Le crime et l’abus sont incorporés dans les nouvelles croyances diasporiques, afin de faire renaitre l’espoir des cendres de ceux qui n’ont pas survécu.

L’isolement du réfugié, sa peur et la honte d’être victime sont ainsi sublimés dans une nouvelle organisation du vivant, et le mot diaspora en constitue la condition de survie.

L’humain est-il nomade et l’humanité une masse migrante ? parle-t-on d’espace ou de territoire ?

La diaspora maintient vivante l’identité amputée par arrachement de son territoire.

Le territoire est dématérialisé pour devenir rêvé, imaginé et mythifié dans un projet collectif de faire renaitre la solidarité.

Le territoire n’est plus extérieur à la personne mais incorporé en valeur à défendre, soutenue par des rites, des commémorations et le mythe d’une terre promise.

Le droit ne concerne plus le sol mais la mémoire, animée par la langue et la religion

La diaspora, fluide biologique d’une communauté, unit mais dissocie l’identité de la nationalité.
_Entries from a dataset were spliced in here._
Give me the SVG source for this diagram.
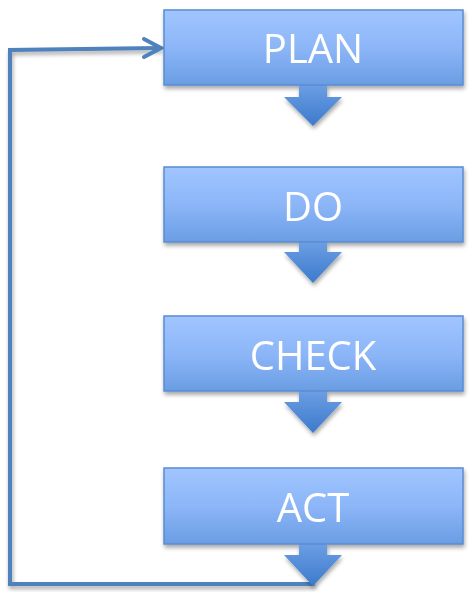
<svg xmlns="http://www.w3.org/2000/svg" width="471" height="592" viewBox="0 0 471 592">
<defs>
<linearGradient id="boxG" x1="0" y1="0" x2="0" y2="1">
<stop offset="0" stop-color="#a1c5ff"/>
<stop offset="0.5" stop-color="#8cb6f8"/>
<stop offset="1" stop-color="#6a9de3"/>
</linearGradient>
<linearGradient id="arrG" x1="0" y1="0" x2="0" y2="1">
<stop offset="0" stop-color="#6d9fe4"/>
<stop offset="1" stop-color="#3c7acc"/>
</linearGradient>
<filter id="sh" x="-10%" y="-10%" width="125%" height="135%">
<feGaussianBlur in="SourceAlpha" stdDeviation="2"/>
<feOffset dx="1" dy="3" result="b"/>
<feComponentTransfer><feFuncA type="linear" slope="0.35"/></feComponentTransfer>
<feMerge><feMergeNode/><feMergeNode in="SourceGraphic"/></feMerge>
</filter>
</defs>
<style>
.box{fill:url(#boxG);stroke:#5a8cd4;stroke-width:1.5}
.arr{fill:url(#arrG)}
.lbl{font-family:"Open Sans","Liberation Sans",sans-serif;font-size:40px;fill:#ffffff;text-anchor:middle}
.conn{fill:none;stroke:#4f81bd;stroke-width:4;stroke-linecap:round;stroke-linejoin:miter}
</style>
<g id="connectors">
<polyline class="conn" points="313,584 10,584 10,50 160,48" filter="url(#sh)"/>
<polyline class="conn" points="144,39 161,48 144,57"/>
</g>
<g id="plan" filter="url(#sh)">
<polygon class="arr" points="299,84 327,84 327,97 342,97 313,126 284,97 299,97"/>
<rect class="box" x="164" y="10" width="299" height="75"/>
<text class="lbl" x="313" y="63">PLAN</text>
</g>
<g id="do" filter="url(#sh)">
<polygon class="arr" points="299,241 327,241 327,252 342,252 313,283 284,252 299,252"/>
<rect class="box" x="164" y="167" width="299" height="75"/>
<text class="lbl" x="313" y="221">DO</text>
</g>
<g id="check" filter="url(#sh)">
<polygon class="arr" points="299,390 327,390 327,402 342,402 313,433 284,402 299,402"/>
<rect class="box" x="164" y="316" width="299" height="75"/>
<text class="lbl" x="313" y="370">CHECK</text>
</g>
<g id="act" filter="url(#sh)">
<polygon class="arr" points="299,543 327,543 327,555 342,555 313,586 284,555 299,555"/>
<rect class="box" x="164" y="468" width="299" height="76"/>
<text class="lbl" x="313" y="522">ACT</text>
</g>
</svg>
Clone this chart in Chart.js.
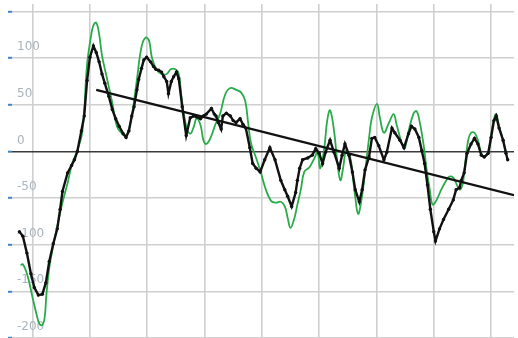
<!DOCTYPE html>
<html>
<head>
<meta charset="utf-8">
<script src="https://cdn.jsdelivr.net/npm/chart.js@4/dist/chart.umd.min.js"></script>
<style>
  html, body { margin: 0; padding: 0; background: #fff; overflow: hidden; }
  canvas { display: block; margin-left: -6px; }
</style>
</head>
<body>
<canvas id="chart" width="524" height="342"></canvas>
<script>
// Measured series (x position, value)
const measuredX = [-2.3,-1.7,-1.0,-0.3,0.3,1.0,1.7,2.3,2.9,3.6,4.3,4.8,5.2,6.1,6.8,7.3,7.8,8.5,9.0,9.5,10.0,10.6,11.1,11.6,12.1,12.6,13.3,13.9,14.5,15.1,15.8,16.3,16.8,17.3,17.7,18.2,18.5,19.0,19.4,19.9,20.6,21.1,21.5,22.0,22.5,22.9,23.4,23.7,24.2,24.6,25.1,25.5,26.1,26.8,27.5,28.1,28.6,29.3,29.8,30.3,31.2,31.7,32.0,32.4,32.9,33.2,33.8,34.5,35.0,35.5,36.2,36.7,37.2,37.9,38.4,39.0,39.7,40.5,41.4,42.3,43.3,44.0,44.5,45.2,45.9,46.2,46.6,47.1,48.0,48.8,49.4,50.0,50.6,51.1,51.9,52.6,53.5,54.0,54.5,55.2,55.8,56.3,57.0,57.5,58.0,58.7,59.2,59.7,60.4,61.3,61.8,62.7,63.2,64.1,64.8,65.6,66.1,66.7,67.4,67.9,68.4,68.9,69.4,70.0,70.3,71.0,71.7,72.6,73.4,73.9,74.5,74.8,75.3,75.8,76.5,77.1,77.7,78.3,78.8,79.5,80.0,80.5,80.9,81.4,82.1,82.6,82.9];
const measuredY = [-86,-91,-109,-131,-146,-154,-153,-141,-118,-99,-83,-62,-43,-23,-15,-9,0,22,38,76,101,113,106,96,83,73,59,45,35,27,19,15,22,38,48,66,77,89,98,101,96,91,88,87,85,80,75,62,75,80,85,78,48,17,36,38,37,35,38,40,46,40,38,31,24,38,41,38,33,31,35,29,25,4,-13,-18,-22,-9,4,-9,-31,-41,-48,-59,-44,-31,-18,-9,-7,-4,3,-2,-13,-1,12,-1,-18,-4,8,-4,-22,-41,-54,-41,-20,-6,14,15,6,-9,-1,25,20,12,4,19,27,24,15,1,-13,-36,-62,-86,-96,-83,-73,-62,-52,-41,-39,-31,-23,-2,8,14,8,-4,-6,-2,15,33,38,25,12,-2,-9];

// Smoothed comparison series
const smoothX = [-2.1,-1.7,-0.9,0.0,0.7,1.2,1.7,2.1,2.4,2.9,3.5,4.3,5.2,6.1,6.9,7.8,8.7,9.5,10.2,10.6,11.1,11.6,12.1,12.8,13.9,14.7,15.6,16.1,16.6,17.3,18.2,19.0,19.7,20.3,20.8,21.6,22.5,23.4,24.1,24.9,25.5,26.0,26.8,27.5,28.1,28.6,29.3,29.8,30.3,31.0,31.9,32.7,33.6,34.5,35.5,36.4,37.1,37.6,38.1,39.0,39.8,40.7,41.6,42.4,43.3,44.0,44.5,45.0,45.7,46.2,46.8,47.4,48.3,49.2,49.7,50.2,50.9,51.4,51.9,52.6,53.2,53.7,54.2,54.7,55.4,55.8,56.3,56.8,57.3,58.0,58.7,59.2,60.1,60.6,61.3,62.2,63.0,63.5,64.4,64.9,65.6,66.5,67.0,67.5,68.2,68.7,69.3,69.8,70.5,71.3,72.2,72.7,73.4,73.9,74.5,75.0,75.3,76.0,76.5,77.1,77.7,78.3,78.8,79.5,80.0,80.5,80.9,81.4,82.1,82.6];
const smoothY = [-122,-121,-133,-157,-175,-185,-186,-178,-154,-125,-104,-80,-55,-34,-13,1,22,93,124,135,138,126,103,83,52,27,19,17,20,38,77,112,122,119,101,88,83,83,88,88,83,57,27,19,26,35,28,12,8,14,29,40,61,68,66,63,54,31,9,-7,-22,-41,-53,-55,-54,-59,-71,-82,-71,-57,-41,-22,-17,-7,-1,-18,4,33,44,22,-13,-31,-17,1,-6,-23,-49,-67,-55,-23,14,36,51,36,20,31,40,29,9,3,22,41,43,33,8,-17,-41,-57,-52,-41,-31,-27,-28,-34,-41,-36,-23,12,20,20,12,-2,-6,-1,17,35,40,27,12,-1];

// Linear trend endpoints
const trendX = [11.1, 84];
const trendY = [66, -47];

// Axis tick values
const yTicks = [-200, -150, -100, -50, 0, 50, 100, 150];
const xTicks = [0, 10, 20, 30, 40, 50, 60, 70, 80];

const toPoints = (xs, ys) => xs.map((x, i) => ({ x, y: ys[i] }));

new Chart(document.getElementById('chart'), {
  type: 'line',
  data: {
    datasets: [
      {
        data: toPoints(measuredX, measuredY),
        borderColor: '#111111',
        backgroundColor: '#111111',
        borderWidth: 2.4,
        pointRadius: 1.7,
        pointBorderWidth: 0,
        tension: 0
      },
      {
        data: toPoints(trendX, trendY),
        borderColor: '#111111',
        borderWidth: 2.2,
        pointRadius: 0,
        tension: 0
      },
      {
        data: toPoints(smoothX, smoothY),
        borderColor: '#2aab4a',
        borderWidth: 1.8,
        pointRadius: 0,
        tension: 0.4
      }
    ]
  },
  options: {
    responsive: false,
    animation: false,
    events: [],
    layout: { padding: { left: 4, top: 0, right: 0, bottom: 0 } },
    plugins: { legend: { display: false }, tooltip: { enabled: false } },
    scales: {
      x: {
        type: 'linear',
        min: -3.6,
        max: 84,
        afterBuildTicks: s => { s.ticks = xTicks.map(v => ({ value: v })); },
        ticks: { display: false },
        border: { display: false },
        grid: { color: '#cfcfcf', lineWidth: 1.6, drawTicks: false }
      },
      y: {
        type: 'linear',
        min: -200,
        max: 158,
        afterBuildTicks: s => { s.ticks = yTicks.map(v => ({ value: v })); },
        // labels sit inside the plot, so no extra room above or below
        afterFit: s => { s.paddingTop = 0; s.paddingBottom = 0; },
        border: { display: false },
        grid: {
          color: c => (c.tick && c.tick.value === 0) ? '#3a3a3a' : '#cfcfcf',
          lineWidth: c => (c.tick && c.tick.value === 0) ? 1.4 : 1.6,
          tickColor: '#3d85c6',
          tickWidth: 2,
          tickLength: 4,
          drawTicks: true
        },
        ticks: {
          mirror: true,
          padding: 5,
          labelOffset: -11,
          color: '#aab4be',
          font: { family: 'DejaVu Sans', size: 12 },
          // the top label falls above the plot edge
          callback: v => (v >= 150 ? '' : String(v))
        }
      }
    }
  }
});
</script>
</body>
</html>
Les normes diasporiques affrontent celles du pays d’accueil, défi identitaire ultime à la violence politique qui les a créées.

 

Le trauma racial

L’intégration des populations noires aux USA a-t-elle eu lieu ?  

L’égalité formelle masque la discrimination réelle concernant la santé, l’éducation, l’emploi, dans lesquels les populations noires sont massivement représentées en bas de l’échelle.

« Les personnes sont malades, car leur environnement l’est » Dr Norman Ajari, philosophe

Esclavage, colonialisme ont fait des personnes racisées des objets

L’exeat est amer : les victimes et leurs enfants restent dans la quête sans fin de la reconnaissance et de l’acceptation de l’autre

« L’expérience quotidienne de l’inégalité, de la discrimination, de la ségrégation, des injures, de la dépossession de soi, de ses biens et de sa Culture, cela rend fou »

Le Pr R.T. Carter, Columbia, met en perspective les situations de racismes et, comme conséquence possible, l’état de stress post-traumatique rencontré chez les victimes de violence.

Les symptômes observés sont nombreux : reviviscences, flashback, hallucinations, évitement, excitation, instabilité émotionnelle, culpabilité, tristesse, faible estime de soi, et aussi dissociation et amnésie.

 Ces symptômes correspondraient à de véritables altérations des structures neurologiques du système limbique : amygdale cérébrale hyperactive, atrophie de l’hippocampe en cause dans les troubles de la mémoire, cortex cingulaire antérieur dysfonctionnel, pouvant expliquer la difficulté de contrôle des émotions

 Les conséquences peuvent être également somatique avec l’augmentation d’incidence de toutes les maladies, particulièrement les maladies métaboliques et les cardiopathies.

 

L’exil place les personnes en situation de vulnérabilité : la représentation en diaspora est une tentative d’étayage et de reconstruction au minimum symbolique pour une vie vivable. La personne racisée déplacée affronte des défis multiples :

-         Sur le plan culturel, pour les sociétés dont le développement s’est fait au prix de l’injustice et du sacrifice imposé à certains,

-         Sur le plan personnel, dans les dimensions physique, mentale et émotionnelle.